Your output is the lines from the first one to the one containing "3.5, 3.0, 2.5, 2.0, 1.5, 1.0, 0.5, 0];", repeated exactly, with images left out.
________________________
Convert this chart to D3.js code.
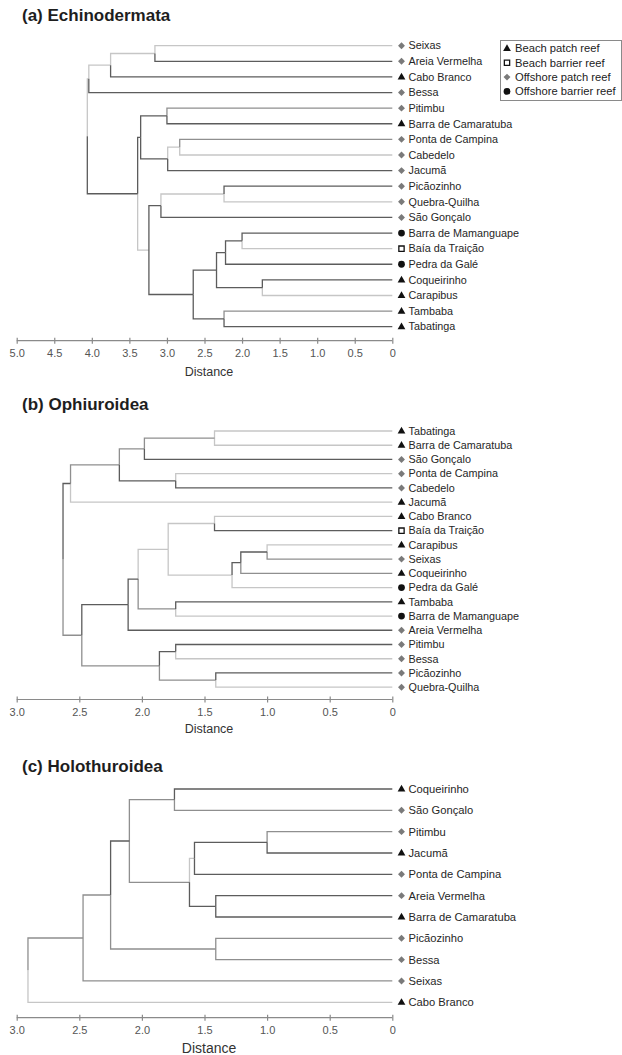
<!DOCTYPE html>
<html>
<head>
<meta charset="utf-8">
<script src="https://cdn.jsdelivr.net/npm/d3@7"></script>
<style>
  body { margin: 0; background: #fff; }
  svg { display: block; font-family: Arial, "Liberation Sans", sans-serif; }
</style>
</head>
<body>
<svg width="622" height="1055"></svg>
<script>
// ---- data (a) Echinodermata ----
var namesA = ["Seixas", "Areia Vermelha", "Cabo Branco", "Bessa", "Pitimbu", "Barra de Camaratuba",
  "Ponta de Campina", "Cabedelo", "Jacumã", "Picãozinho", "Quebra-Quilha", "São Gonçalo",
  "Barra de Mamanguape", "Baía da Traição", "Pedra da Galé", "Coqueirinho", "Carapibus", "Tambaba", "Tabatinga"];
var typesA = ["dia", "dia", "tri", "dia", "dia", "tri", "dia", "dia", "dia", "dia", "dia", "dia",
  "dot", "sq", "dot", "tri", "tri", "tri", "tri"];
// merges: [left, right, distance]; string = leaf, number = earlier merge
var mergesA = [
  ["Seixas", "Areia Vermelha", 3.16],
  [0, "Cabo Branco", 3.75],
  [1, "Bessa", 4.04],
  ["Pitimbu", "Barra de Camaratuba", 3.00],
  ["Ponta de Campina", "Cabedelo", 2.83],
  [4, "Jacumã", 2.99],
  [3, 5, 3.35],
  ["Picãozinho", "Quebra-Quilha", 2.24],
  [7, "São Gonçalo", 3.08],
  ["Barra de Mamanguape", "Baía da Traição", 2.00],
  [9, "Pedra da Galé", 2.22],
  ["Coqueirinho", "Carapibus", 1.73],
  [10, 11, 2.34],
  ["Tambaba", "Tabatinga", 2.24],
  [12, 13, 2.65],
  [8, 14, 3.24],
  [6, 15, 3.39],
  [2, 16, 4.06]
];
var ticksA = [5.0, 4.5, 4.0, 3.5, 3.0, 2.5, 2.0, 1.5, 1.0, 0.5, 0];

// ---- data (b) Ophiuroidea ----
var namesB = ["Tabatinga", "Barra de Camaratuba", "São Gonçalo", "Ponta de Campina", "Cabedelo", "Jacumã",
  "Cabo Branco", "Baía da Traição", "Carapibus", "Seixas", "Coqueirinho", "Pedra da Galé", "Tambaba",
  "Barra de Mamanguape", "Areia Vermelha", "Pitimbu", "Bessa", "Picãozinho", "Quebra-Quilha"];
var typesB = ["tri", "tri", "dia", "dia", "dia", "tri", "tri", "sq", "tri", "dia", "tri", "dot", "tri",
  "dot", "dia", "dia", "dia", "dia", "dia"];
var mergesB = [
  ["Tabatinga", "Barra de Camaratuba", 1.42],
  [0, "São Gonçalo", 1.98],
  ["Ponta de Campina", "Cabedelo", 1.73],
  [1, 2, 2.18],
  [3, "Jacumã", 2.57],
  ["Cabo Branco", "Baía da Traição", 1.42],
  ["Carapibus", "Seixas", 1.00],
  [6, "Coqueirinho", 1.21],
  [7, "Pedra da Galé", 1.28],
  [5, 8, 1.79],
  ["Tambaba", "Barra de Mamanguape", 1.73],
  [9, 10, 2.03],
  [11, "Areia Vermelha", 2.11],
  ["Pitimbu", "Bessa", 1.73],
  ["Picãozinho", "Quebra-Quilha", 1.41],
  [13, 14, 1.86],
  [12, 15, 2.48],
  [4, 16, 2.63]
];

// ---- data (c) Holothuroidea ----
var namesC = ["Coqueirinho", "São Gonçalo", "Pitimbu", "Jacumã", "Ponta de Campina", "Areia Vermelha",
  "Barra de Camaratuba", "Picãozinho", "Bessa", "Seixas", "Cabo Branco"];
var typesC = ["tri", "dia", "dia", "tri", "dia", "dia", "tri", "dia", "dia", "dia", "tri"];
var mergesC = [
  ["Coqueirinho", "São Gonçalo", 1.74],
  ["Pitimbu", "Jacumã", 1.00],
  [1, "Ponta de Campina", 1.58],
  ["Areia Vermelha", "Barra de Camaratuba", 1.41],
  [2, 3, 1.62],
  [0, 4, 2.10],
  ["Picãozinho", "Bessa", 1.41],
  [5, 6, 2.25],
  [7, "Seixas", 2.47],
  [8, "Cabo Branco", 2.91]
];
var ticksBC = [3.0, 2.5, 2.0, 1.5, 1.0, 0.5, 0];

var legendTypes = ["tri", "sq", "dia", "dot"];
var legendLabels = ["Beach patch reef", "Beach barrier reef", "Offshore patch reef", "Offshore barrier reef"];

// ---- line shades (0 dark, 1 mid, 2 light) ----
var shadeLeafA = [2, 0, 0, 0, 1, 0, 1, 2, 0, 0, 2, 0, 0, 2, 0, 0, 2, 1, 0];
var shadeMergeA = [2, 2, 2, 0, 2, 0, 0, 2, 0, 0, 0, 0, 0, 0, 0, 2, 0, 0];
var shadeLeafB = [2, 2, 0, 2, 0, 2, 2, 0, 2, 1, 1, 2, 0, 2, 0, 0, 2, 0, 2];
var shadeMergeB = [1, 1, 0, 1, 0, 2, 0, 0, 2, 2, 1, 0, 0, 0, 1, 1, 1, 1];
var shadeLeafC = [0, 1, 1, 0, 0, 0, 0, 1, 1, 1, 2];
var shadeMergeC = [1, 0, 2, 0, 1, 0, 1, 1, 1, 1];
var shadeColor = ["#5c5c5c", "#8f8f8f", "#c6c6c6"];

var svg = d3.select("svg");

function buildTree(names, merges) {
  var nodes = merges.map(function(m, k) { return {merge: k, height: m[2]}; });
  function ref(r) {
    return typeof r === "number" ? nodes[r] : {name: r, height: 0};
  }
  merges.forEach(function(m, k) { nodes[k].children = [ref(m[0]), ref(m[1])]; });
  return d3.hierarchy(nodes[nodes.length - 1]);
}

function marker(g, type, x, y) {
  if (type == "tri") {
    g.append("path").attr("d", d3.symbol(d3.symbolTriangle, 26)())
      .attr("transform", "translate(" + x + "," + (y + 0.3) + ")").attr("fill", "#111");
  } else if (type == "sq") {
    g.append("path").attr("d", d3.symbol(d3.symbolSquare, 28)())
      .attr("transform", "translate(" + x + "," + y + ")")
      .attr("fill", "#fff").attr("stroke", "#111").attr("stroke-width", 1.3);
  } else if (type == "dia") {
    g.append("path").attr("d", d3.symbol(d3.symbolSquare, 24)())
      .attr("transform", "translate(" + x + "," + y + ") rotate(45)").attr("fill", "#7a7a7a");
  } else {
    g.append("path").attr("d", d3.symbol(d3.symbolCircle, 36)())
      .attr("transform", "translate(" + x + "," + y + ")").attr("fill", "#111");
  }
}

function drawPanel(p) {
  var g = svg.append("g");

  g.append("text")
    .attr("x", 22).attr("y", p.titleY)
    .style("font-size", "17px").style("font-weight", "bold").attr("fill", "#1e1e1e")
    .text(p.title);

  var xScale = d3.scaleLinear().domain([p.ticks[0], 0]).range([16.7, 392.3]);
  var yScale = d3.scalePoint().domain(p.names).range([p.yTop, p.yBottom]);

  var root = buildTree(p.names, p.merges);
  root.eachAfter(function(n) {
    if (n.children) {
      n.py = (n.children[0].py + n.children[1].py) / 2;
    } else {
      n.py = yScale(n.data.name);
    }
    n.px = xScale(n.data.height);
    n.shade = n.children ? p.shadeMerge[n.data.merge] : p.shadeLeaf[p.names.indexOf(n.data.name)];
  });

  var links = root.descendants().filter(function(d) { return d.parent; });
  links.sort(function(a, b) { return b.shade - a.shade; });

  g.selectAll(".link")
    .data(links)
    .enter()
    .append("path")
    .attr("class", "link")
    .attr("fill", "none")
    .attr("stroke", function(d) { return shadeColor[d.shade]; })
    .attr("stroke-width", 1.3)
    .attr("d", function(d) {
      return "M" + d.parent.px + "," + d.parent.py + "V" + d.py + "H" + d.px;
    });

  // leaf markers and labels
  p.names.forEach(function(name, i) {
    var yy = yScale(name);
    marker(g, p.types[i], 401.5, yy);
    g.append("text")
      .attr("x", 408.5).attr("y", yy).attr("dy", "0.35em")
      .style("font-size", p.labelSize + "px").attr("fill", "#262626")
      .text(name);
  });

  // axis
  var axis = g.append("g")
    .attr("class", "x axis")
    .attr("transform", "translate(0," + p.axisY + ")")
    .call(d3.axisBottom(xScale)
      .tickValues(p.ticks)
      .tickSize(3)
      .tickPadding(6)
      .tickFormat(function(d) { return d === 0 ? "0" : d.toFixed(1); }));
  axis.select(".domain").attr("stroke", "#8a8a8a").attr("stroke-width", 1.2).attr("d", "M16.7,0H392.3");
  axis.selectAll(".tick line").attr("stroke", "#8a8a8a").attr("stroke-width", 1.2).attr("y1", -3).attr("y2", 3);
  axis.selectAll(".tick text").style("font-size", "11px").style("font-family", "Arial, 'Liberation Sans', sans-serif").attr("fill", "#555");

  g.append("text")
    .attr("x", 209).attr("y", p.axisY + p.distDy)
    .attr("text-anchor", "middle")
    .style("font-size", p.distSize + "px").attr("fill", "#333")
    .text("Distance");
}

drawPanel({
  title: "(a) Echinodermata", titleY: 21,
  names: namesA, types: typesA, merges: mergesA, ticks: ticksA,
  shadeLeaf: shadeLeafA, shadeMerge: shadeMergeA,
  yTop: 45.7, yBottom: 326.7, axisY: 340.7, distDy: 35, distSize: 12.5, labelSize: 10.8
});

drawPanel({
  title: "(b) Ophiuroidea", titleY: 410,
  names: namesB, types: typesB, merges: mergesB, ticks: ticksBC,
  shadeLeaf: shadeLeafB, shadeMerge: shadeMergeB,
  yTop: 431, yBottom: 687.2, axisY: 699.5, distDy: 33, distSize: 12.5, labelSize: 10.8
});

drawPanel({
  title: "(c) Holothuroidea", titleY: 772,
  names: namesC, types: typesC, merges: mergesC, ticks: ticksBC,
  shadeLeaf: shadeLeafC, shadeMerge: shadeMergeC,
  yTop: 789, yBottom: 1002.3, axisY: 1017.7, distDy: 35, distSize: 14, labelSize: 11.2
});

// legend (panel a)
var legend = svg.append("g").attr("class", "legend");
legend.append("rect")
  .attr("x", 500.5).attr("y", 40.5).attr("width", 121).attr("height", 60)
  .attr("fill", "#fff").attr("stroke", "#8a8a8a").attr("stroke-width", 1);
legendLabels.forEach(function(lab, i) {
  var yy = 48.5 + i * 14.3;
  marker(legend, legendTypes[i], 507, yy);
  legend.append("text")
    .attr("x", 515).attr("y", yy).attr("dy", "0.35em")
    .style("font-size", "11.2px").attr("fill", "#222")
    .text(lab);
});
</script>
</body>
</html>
________________________
EXERCISE SOLUTION.
Convert this chart to D3.js code.
<!DOCTYPE html>
<html>
<head>
<meta charset="utf-8">
<script src="https://cdn.jsdelivr.net/npm/d3@7"></script>
<style>
  body { margin: 0; background: #fff; }
  svg { display: block; font-family: Arial, "Liberation Sans", sans-serif; }
</style>
</head>
<body>
<svg width="622" height="1055"></svg>
<script>
// ---- data (a) Echinodermata ----
var namesA = ["Seixas", "Areia Vermelha", "Cabo Branco", "Bessa", "Pitimbu", "Barra de Camaratuba",
  "Ponta de Campina", "Cabedelo", "Jacumã", "Picãozinho", "Quebra-Quilha", "São Gonçalo",
  "Barra de Mamanguape", "Baía da Traição", "Pedra da Galé", "Coqueirinho", "Carapibus", "Tambaba", "Tabatinga"];
var typesA = ["dia", "dia", "tri", "dia", "dia", "tri", "dia", "dia", "dia", "dia", "dia", "dia",
  "dot", "sq", "dot", "tri", "tri", "tri", "tri"];
// merges: [left, right, distance]; string = leaf, number = earlier merge
var mergesA = [
  ["Seixas", "Areia Vermelha", 3.16],
  [0, "Cabo Branco", 3.75],
  [1, "Bessa", 4.04],
  ["Pitimbu", "Barra de Camaratuba", 3.00],
  ["Ponta de Campina", "Cabedelo", 2.83],
  [4, "Jacumã", 2.99],
  [3, 5, 3.35],
  ["Picãozinho", "Quebra-Quilha", 2.24],
  [7, "São Gonçalo", 3.08],
  ["Barra de Mamanguape", "Baía da Traição", 2.00],
  [9, "Pedra da Galé", 2.22],
  ["Coqueirinho", "Carapibus", 1.73],
  [10, 11, 2.34],
  ["Tambaba", "Tabatinga", 2.24],
  [12, 13, 2.65],
  [8, 14, 3.24],
  [6, 15, 3.39],
  [2, 16, 4.06]
];
var ticksA = [5.0, 4.5, 4.0, 3.5, 3.0, 2.5, 2.0, 1.5, 1.0, 0.5, 0];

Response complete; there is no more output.